What’s Heard vs. the Written Word: Collisions Between Literacy & Orality

By September 27, 2012New Media

I recently got ahold of Friedrich Kittler’s Gramophone, Film, Typewriter, a book that tells the story of a tremendous 20th-century upheaval, one which many of us (at least I myself) have taken for granted: the downfall of print media and the origins of an oral “renaissance” led by radio, audio recording technology, television, and film.

It won’t come as news to very many people that print media and with it, the features of a print society, have lately had their share of troubles, viz. declining newspaper circulation (but rising digital subscriptions), the recent bankruptcy of Borders Books, even the disappearance of handwriting from grade school curriculum, etc.

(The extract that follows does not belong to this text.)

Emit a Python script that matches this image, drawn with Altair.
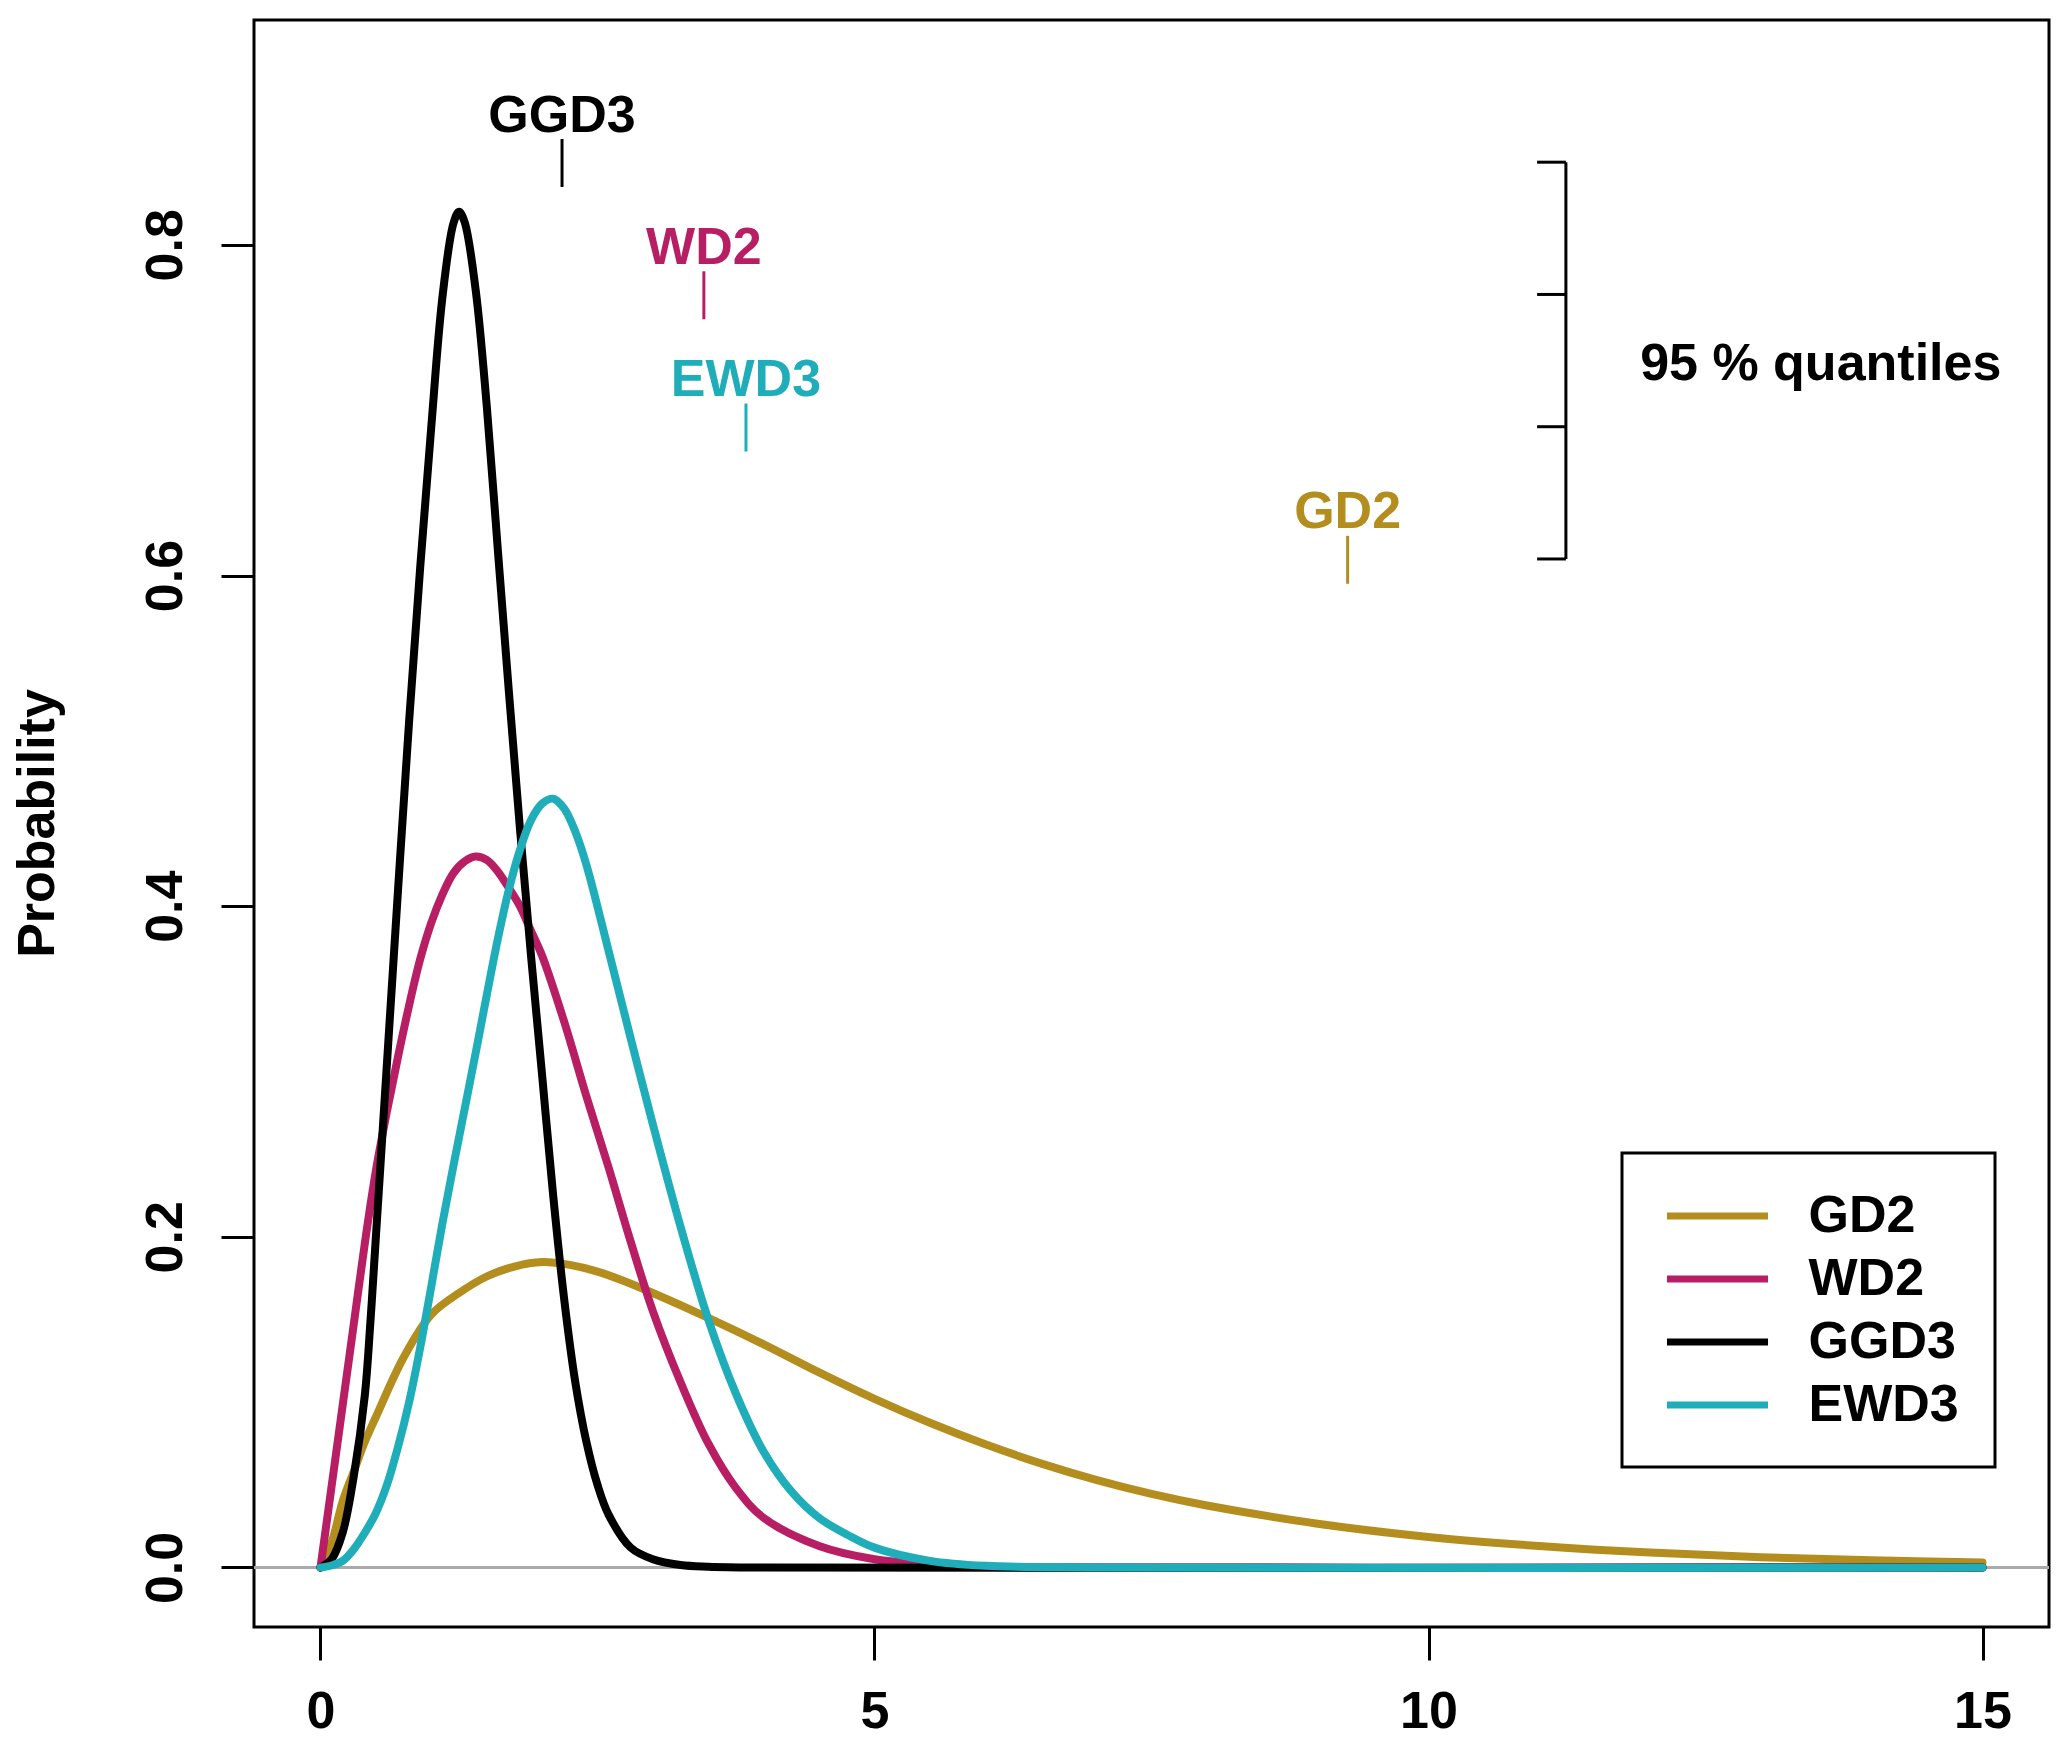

This might make it easy to write off (no pun intended) the significance of this decline, but historically speaking, it was very recent that writing and print media were modernity’s only way of archiving itself, the basis of all long-distance communication, as well as the means and the measure by which one became and was judged to be “literate.”

Thus the translators of Gramophone, Film, Typewriter are right to point out how momentous it is that print has found itself overtaken by a return to oral culture. Oral culture once carried the connotation as something that only interested medievalists and scriptural scholars. Now, it is back and bigger than ever, sustained by early technologies like radio, film, and the phonograph, that both extend the range and enable the recording of the human voice.

And yet at least since 1999, when the edition I’m reading was published, the fate of print media has grown less clear. Back then, neither mobile technology nor the Internet had reached maturity. It’s arguable that today, between texts, tweets, email, and blogs like this one, people read and write more now on a daily basis than they probably ever have before. The barriers to entry are certainly much lower today than in the past. Consider this: a typewriter in the late 1800s would have cost you about $100–nearly $2400 today when you adjust for inflation, well over the price of a decent tablet or laptop.

So rather than displacing print, it seems the technology of the oral renaissance has now merged with print in unpredictable ways, and the two have come to supplement one another–hence the increasing emphasis on literacy in multiple modalities, which you’ll not only find in today’s English 101 textbooks but on any website whose designers care about creating an immersive experience.

Allen Ginsberg, 1985

However, what I think is worth pointing out is not that print has reinvented itself to survive in a newly oral-ized culture, but that these kinds of crossings and intersections have been at work for some time. We might wonder what it meant to be a writer when radio, recording, and film were first growing into their own. The Beats are the first to come to mind for me, and their most famous faces–take Kerouac and Ginsburg–were clearly interested in the consequences that the new orality bore upon text. There’s a self-awareness of sound on display that is the hallmark of a culture undergoing an oral renaissance. In particular, their experiments with fusing prose, poetry, and jazz would likely not have been the same without gramophone records of Charlie Parker in easy reach and late night AM transmissions of jazz drifting through the radio. To get what I mean, check out the video below.

I’d like to see both literary and writing studies scholars turn a similar lens upon print media today, so as to move beyond the clichés about dying newspapers and suffering writing skills, and to better understand exactly how the oral renaissance is affecting text’s production.